DIRECTION: Return the material exactly, first line through the line containing "y) / plot_h", and nothing more. Pictures stay out.

INFORMATION SUPPLIED:
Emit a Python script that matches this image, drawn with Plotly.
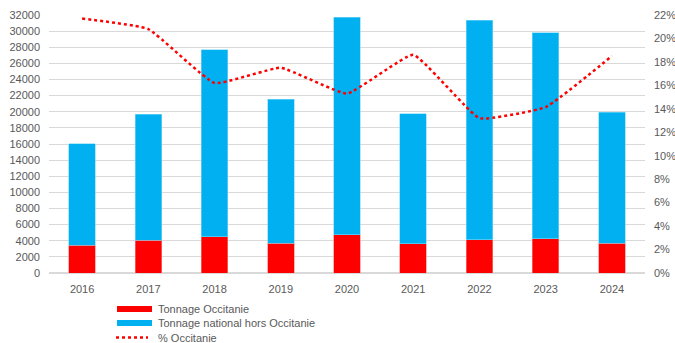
import plotly.graph_objects as go

years = ["2016", "2017", "2018", "2019", "2020", "2021", "2022", "2023", "2024"]
tonnage_occitanie = [3450, 4050, 4500, 3720, 4750, 3630, 4130, 4220, 3670]
tonnage_total = [16050, 19720, 27700, 21580, 31750, 19760, 31330, 29800, 19920]
tonnage_hors_occitanie = [t - o for t, o in zip(tonnage_total, tonnage_occitanie)]
pct_occitanie = [0.217, 0.208, 0.162, 0.175, 0.153, 0.186, 0.132, 0.1415, 0.185]

RED = "#FF0000"
BLUE = "#00B0F0"
grey = "#595959"
font = dict(family="Liberation Sans, Arial, sans-serif", size=11, color=grey)

W, H = 675, 343
M = dict(l=49, r=30, t=15, b=70)
plot_w = W - M["l"] - M["r"]
plot_h = H - M["t"] - M["b"]


def px_to_paper(x, y):
    return (x - M["l"]) / plot_w, (H - M["b"] - y) / plot_h


fig = go.Figure()
fig.add_trace(go.Bar(
    x=years, y=tonnage_occitanie, name="Tonnage Occitanie",
    marker=dict(color=RED, line=dict(color="#ff8080", width=0.6)),
))
fig.add_trace(go.Bar(
    x=years, y=tonnage_hors_occitanie, name="Tonnage national hors Occitanie",
    marker=dict(color=BLUE, line=dict(color="#80d8f8", width=0.6)),
))
fig.add_trace(go.Scatter(
    x=years, y=pct_occitanie, name="% Occitanie", yaxis="y2",
    mode="lines", line=dict(color=RED, width=2.5, dash="dot", shape="spline", smoothing=0.35),
))

# Compact legend drawn below the chart
legend_rows = [
    ("Tonnage Occitanie", "bar", RED, 309),
    ("Tonnage national hors Occitanie", "bar", BLUE, 323),
    ("% Occitanie", "line", RED, 337.5),
]
shapes = []
annotations = []
for label, kind, color, ypx in legend_rows:
    x0, y0 = px_to_paper(117, ypx - 3)
    x1, y1 = px_to_paper(152, ypx + 3)
    if kind == "bar":
        shapes.append(dict(type="rect", xref="paper", yref="paper", x0=x0, x1=x1,
                           y0=y0, y1=y1, fillcolor=color, line=dict(width=0)))
    else:
        lx0, ly = px_to_paper(116, ypx)
        lx1, _ = px_to_paper(148, ypx)
        shapes.append(dict(type="line", xref="paper", yref="paper", x0=lx0, x1=lx1,
                           y0=ly, y1=ly, line=dict(color=color, width=2.5, dash="dot")))
    tx, ty = px_to_paper(156, ypx)
    annotations.append(dict(text=label, xref="paper", yref="paper", x=tx, y=ty,
                            xanchor="left", yanchor="middle", showarrow=False, font=font))

fig.update_layout(
    width=W, height=H,
    margin=dict(**M, autoexpand=False),
    barmode="stack", bargap=0.6,
    plot_bgcolor="white", paper_bgcolor="white",
    font=font,
    showlegend=False,
    xaxis=dict(showgrid=False, showline=False, ticks="", tickfont=font, ticklabelstandoff=8),
    yaxis=dict(range=[0, 32000], dtick=2000, showgrid=True, gridcolor="#d9d9d9",
               gridwidth=1, zeroline=True, zerolinecolor="#d9d9d9", tickfont=font,
               tickformat="d", ticklabelstandoff=8),
    yaxis2=dict(range=[0, 0.22], dtick=0.02, overlaying="y", side="right",
                tickformat=".0%", showgrid=False, zeroline=False, tickfont=font,
                ticklabelstandoff=8),
    shapes=shapes,
    annotations=annotations,
)

fig.write_html("out.html")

EXERCISE RESULT:
Emit a Python script that matches this image, drawn with Plotly.
import plotly.graph_objects as go

years = ["2016", "2017", "2018", "2019", "2020", "2021", "2022", "2023", "2024"]
tonnage_occitanie = [3450, 4050, 4500, 3720, 4750, 3630, 4130, 4220, 3670]
tonnage_total = [16050, 19720, 27700, 21580, 31750, 19760, 31330, 29800, 19920]
tonnage_hors_occitanie = [t - o for t, o in zip(tonnage_total, tonnage_occitanie)]
pct_occitanie = [0.217, 0.208, 0.162, 0.175, 0.153, 0.186, 0.132, 0.1415, 0.185]

RED = "#FF0000"
BLUE = "#00B0F0"
grey = "#595959"
font = dict(family="Liberation Sans, Arial, sans-serif", size=11, color=grey)

W, H = 675, 343
M = dict(l=49, r=30, t=15, b=70)
plot_w = W - M["l"] - M["r"]
plot_h = H - M["t"] - M["b"]


def px_to_paper(x, y):
    return (x - M["l"]) / plot_w, (H - M["b"] - y) / plot_h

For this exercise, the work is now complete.